The Access to Justice Funding Opportunity
Access to justice programming — efforts to ensure that all people, regardless of income, education, or social status, can effectively exercise their legal rights and resolve disputes through fair processes — has emerged as a distinct and growing funding priority in the development sector. The SDG 16 commitment to promoting peaceful, just, and inclusive societies has anchored access to justice firmly in the development agenda. USAID's rule of law programs, the World Bank's justice sector governance portfolio, UNDP's access to justice programs, and private foundations including the Open Society Justice Initiative, the Pew Charitable Trusts' public safety performance project, and the Skoll Foundation collectively direct hundreds of millions of dollars annually toward justice programming. For non-profits working in legal aid, alternative dispute resolution, paralegalism, public defender systems, judicial training, or justice policy advocacy, this represents a well-funded and expanding thematic area.
Community Paralegalism and Legal Empowerment
Community paralegalism — training community members to provide basic legal information and referral services to neighbors facing land disputes, family law issues, criminal justice encounters, or access to government services — has become one of the most evidence-supported and cost-effective access to justice interventions available. Organizations including Namati, the International Development Law Organization, and numerous national legal empowerment networks have developed paralegalism models that have been rigorously evaluated in multiple countries and contexts. These models typically combine skills training for community members, connection to professional legal services for cases that exceed paralegal scope, and advocacy for systemic legal reforms that address the root causes of legal exclusion. Funders including the Open Society Foundations, USAID, and several bilateral donors actively support both paralegal program implementation and the research and advocacy needed to mainstream legal empowerment approaches into national justice strategies.

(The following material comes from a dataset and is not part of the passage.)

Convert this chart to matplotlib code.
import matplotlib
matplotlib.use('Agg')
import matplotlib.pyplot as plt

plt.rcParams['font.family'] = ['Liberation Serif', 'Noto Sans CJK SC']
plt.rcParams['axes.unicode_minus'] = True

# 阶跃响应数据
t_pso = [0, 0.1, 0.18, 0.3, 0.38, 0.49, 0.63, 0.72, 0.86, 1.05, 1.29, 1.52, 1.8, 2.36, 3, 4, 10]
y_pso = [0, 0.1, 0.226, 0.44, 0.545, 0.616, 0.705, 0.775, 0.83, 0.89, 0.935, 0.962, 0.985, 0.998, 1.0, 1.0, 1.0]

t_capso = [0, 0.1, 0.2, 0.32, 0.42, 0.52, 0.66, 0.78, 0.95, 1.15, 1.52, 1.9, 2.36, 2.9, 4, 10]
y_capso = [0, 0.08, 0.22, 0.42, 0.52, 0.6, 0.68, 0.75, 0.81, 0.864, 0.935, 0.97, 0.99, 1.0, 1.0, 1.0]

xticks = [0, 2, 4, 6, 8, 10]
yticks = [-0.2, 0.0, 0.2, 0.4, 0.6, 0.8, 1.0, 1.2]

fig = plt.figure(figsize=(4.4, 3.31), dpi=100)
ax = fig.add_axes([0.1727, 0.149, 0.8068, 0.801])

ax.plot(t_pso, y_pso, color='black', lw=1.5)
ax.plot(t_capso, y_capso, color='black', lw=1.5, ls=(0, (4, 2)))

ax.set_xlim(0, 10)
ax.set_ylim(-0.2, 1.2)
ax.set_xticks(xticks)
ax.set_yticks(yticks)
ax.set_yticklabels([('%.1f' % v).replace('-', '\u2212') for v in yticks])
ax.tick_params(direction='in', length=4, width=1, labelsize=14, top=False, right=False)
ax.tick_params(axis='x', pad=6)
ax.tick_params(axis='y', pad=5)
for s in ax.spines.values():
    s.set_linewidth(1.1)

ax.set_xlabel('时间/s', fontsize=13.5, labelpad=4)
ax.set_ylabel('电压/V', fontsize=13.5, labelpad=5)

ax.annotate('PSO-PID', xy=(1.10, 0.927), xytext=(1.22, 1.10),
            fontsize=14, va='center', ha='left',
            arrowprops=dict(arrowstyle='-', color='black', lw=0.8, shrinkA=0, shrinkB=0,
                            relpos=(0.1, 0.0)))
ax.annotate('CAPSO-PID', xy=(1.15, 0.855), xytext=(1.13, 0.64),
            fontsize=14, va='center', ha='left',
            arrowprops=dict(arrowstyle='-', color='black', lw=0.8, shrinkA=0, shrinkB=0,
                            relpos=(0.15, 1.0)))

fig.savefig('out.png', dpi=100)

Land Rights and Property Justice
Land rights programming — protecting individuals' and communities' rights to their land and property, particularly in contexts of forced eviction, land grabbing, or inadequate legal recognition of customary tenure — represents one of the most active intersections of access to justice, human rights, environmental conservation, and food security funding. The Namati Land Rights program, Landesa, and numerous country-based land rights organizations access funding from human rights donors (Open Society Foundations, Ford Foundation), food security donors (FAO's tenure and property rights programs), conservation donors (programs linking community land rights to forest and biodiversity protection), and gender funders (programs addressing women's land rights specifically). Non-profits working on land rights are well-positioned to access multiple funding streams simultaneously by explicitly framing their work's relevance to each sector's priorities — but must ensure that each proposal is genuinely tailored to the funder's specific lens rather than presenting the same generic description of land rights work to every funder.
Justice Reform and Policy Advocacy
Justice system reform — improving the quality, fairness, and accessibility of courts, prosecutors, police, and other justice institutions — requires a longer-term, policy-focused strategy that differs significantly from direct service delivery programming. Funders in this space, including USAID's justice sector programs, the World Bank's justice reform projects, and private foundations with rule of law portfolios, are looking for non-profits with: credible policy analysis capacity that can identify specific institutional reforms with the highest impact on access to justice; established relationships with justice system actors (judges, prosecutors, public defenders, police leadership) that enable constructive engagement rather than purely adversarial advocacy; demonstrated experience in coalition building across civil society, legal profession, and government actors needed to sustain reform over the multi-year timelines that institutional change requires; and monitoring approaches that track actual changes in justice system performance — case processing times, acquittal rates, client satisfaction, wrongful conviction rates — rather than only counting trainings conducted or laws drafted.